A neuron processes its inputs x as a weighted sum plus an ordinate value and transforms the intermediate result with an activation function.
Neurons are usually arranged in layers, which are then linked one after the other. If a network has more than one layer between inputs and outputs, then it is referred to as a multi-layer perceptron.
The structure is illustrated in the figure below.
- Input layer: Has no neurons of its own. Serves as an input layer and defines the number and data type of the inputs.
- Hidden layer: Layer with its own neurons. The layer is characterized by the number of neurons as well as the selected activation function. Any number of hidden layers can be layered one after the other.
- Output layer: Layer with its own neurons. The number of neurons and their activation function are oriented to the application to be implemented.
Supported properties
ONNX support
The following ONNX operators are supported:
- MatMul (matrix multiplication) followed by ADD (add)
- GEMM (general matrix multiplication)
In addition, the following activation functions are supported:
Activation function | Description |
---|---|
tanh | Hyperbolic tangent (-1.1) |
sigmoid | Sigmoid function – an exponential function (0.1) |
softmax | Softmax – a normalized exponential function – often used for classification (0.1) |
sine | Sine function (-1.1) |
cosine | Cosine function (-1.1) |
relu | "Rectifier" – positive portion is linear – good learning properties in case of deep networks (0, inf) |
abs | Absolute value of the input (0, inf) |
linear/id | Linear identity – simple linear function f(x) = x (-inf, inf) |
exp | A simple exponential function e^(x) (0, inf) |
logsoftmax | Logarithm of softmax – sometimes more efficient than softmax in the calculation (-inf, inf) |
sign | Sign function (-1.1) |
softplus | Sometimes better than relu due to the differentiability (0, inf) |
softsign | Conditionally better convergence behavior than tanh (-1.1) |
Samples of the ONNX support for MLPs from Pytorch, Keras and Scikit-learn can be found here: ONNX export of an MLP.
Supported data types
A distinction must be made between "supported datatype" and "preferred datatype". The preferred datatype corresponds to the precision of the execution engine.

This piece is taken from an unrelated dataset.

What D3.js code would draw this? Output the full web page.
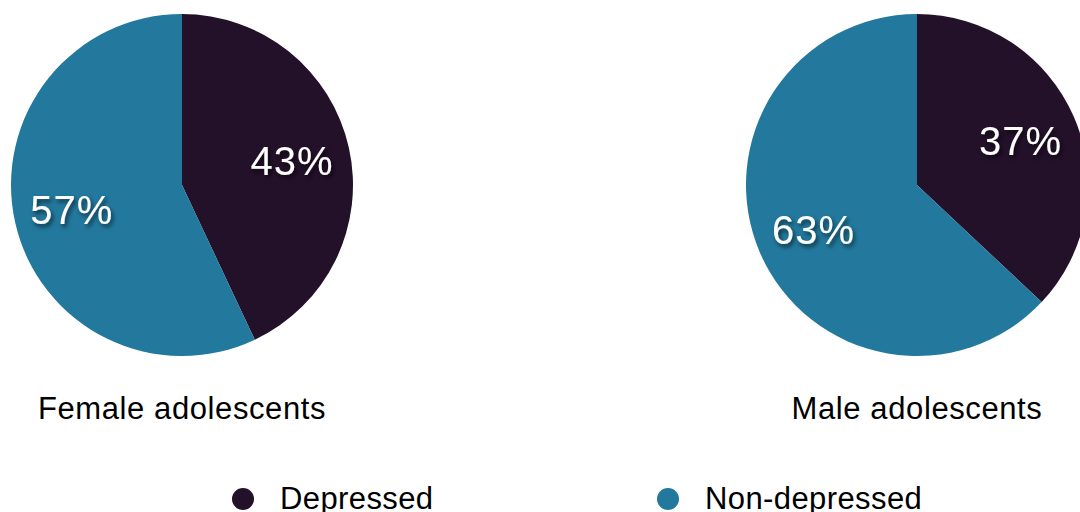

The preferred datatype is floating point 32 (E_MLLDT_FP32-REAL).
When using a supported datatype, an efficient type conversion automatically takes place in the library. Slight losses of performance can occur due to the type conversion.
A list of the supported datatypes can be found in ETcMllDataType.
Further comments
There are no limits on the software side with regard to the number of layers or the number of neurons. With regard to the calculation duration and memory requirement, the limits of the employed hardware are to be observed.